Sara Mallory
is a suicide attempt survivor."I survived a suicide attempt."
Sara Mallory is a mother of four. She drove over three hours from Redding, CA to meet me at Sweet Inspiration Bakery in San Francisco, where she told me her incredible story. The culmination of personal events and her grief over the death of her mother led to five suicide attempts over the course of six months. She was 42 years old when I interviewed her on April 16, 2013.
Nobody knows what to do with you after you survive. Nobody knows how to explain things to my family. No, it wasn’t an act of attention getting. Do some people do that?

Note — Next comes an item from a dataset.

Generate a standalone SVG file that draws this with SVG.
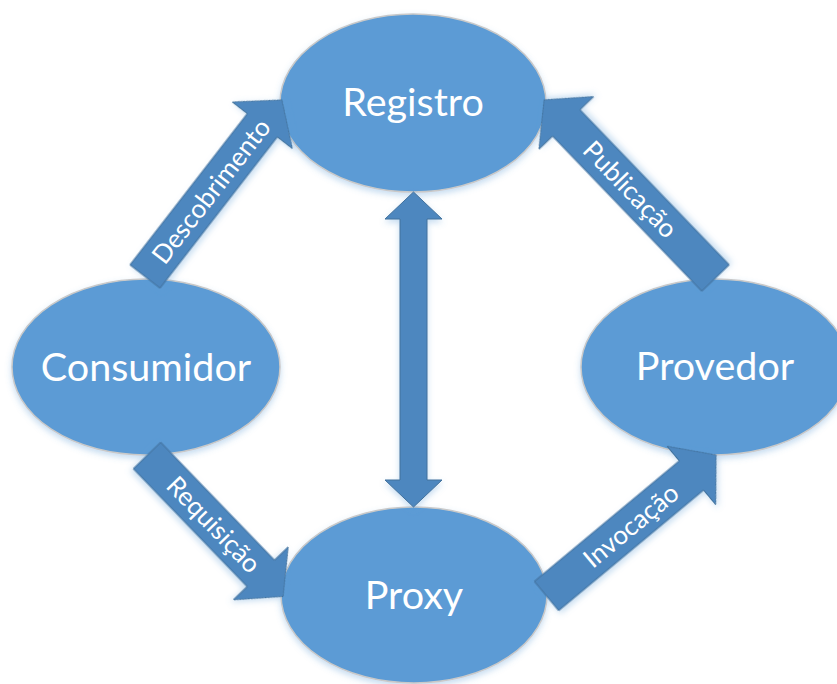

Sure. I didn’t want to be here. I didn’t want to wake up.
I have been trying to find resources for myself and my family to come back after some serious suicide attempts, and there are still days when I wake up in the morning and I go, “Why am I still here? Why do I have to do this?”
My oldest is the one that found me the last time. She had picked up a pint of Ben and Jerry’s for me at the store and brought it home ‘cause she knew I was having a bad day. And it was about 11 o’clock at night and she brought it in to the room to give to me and she found me unconscious.
It’s really… it’s a blessing that I was found. I know that today. When I woke up in the ICU, I didn’t know that then. I was so mad. I was like, “Okay, I really did it this time and I’m still here,” but that’s the past and now I’m at a place where I can look around and say, “Here are my children. Here’s my little grandbaby, and she’s gorgeous and beautiful and tiny. Here are my friends.” I have such a good support system. All of my friends have gone out of their way to love on me and make me feel good about myself, along with me learning how to feel good about myself.
I have a history of depression. I didn’t realize I had a history of it until I actually had to write it all out and say, “Okay, so I had postpartum depression this time and then I took antidepressants this time and this time and this time and this time,” and then I looked at it and I went, “Yeah, I have a history of depression. It’s not something new.”
I don’t ask for help. I’ve never asked for help. I’m independent. I can do whatever comes my way and, you know, bring it on. And then this happened and I still didn’t ask for help. I didn’t know how. Too much pride, and then after the last attempt, I realized that my pride was killing me and I needed to just let it go. I needed to somehow center myself to a place to where I could heal. I had to make myself first and I didn’t know how to do that. I’m a mom of four. I’ve never been first. Never. But I have had to make myself first so that I can heal. So that I can get to a place to where, when I have a bad day, I’m not thinking about suicide.
I mean, just the way I see myself at times… I’m uncomfortable sharing that with people. I don’t want people to know that I think I’m a bad mom. I know I’m a good mom. In my right mind, I know I’m a good mom, but on those bad days, I’m a bad mom. I’m the cookie baker mom. I’m the mom that goes on field trips. I’m the mom that drives them to school and picks them up and takes them to all their little things that they’re doing. That’s the kind of mom I am, and I’ve always been that kind of mom and I care about my kids and I advocate for them. I know I do all those things, but on those bad days I pick myself apart and I get to a point to where I think I’m a bad mom. I think I’m a bad friend. I become worthless and it’s so easy to go from there to, you know, harming myself. It’s just that easy.
I’ve learned that those bad days pass, so I feel what I have to feel. I cry if I have to. I yell at the wall. I write on my wall with a Sharpie to just remind myself, and you know, I do isolate on those days, but it’s not a bad isolation. It’s more of like an isolation of, ‘I just need space. Let me have my space. Let me cope and deal with this and then tomorrow will be a different day,’ and it always is.
I kind of feel like if just one person hears me say that that day will pass, it will pass, and the next day is better. If just one person hears that, that’s all that matters.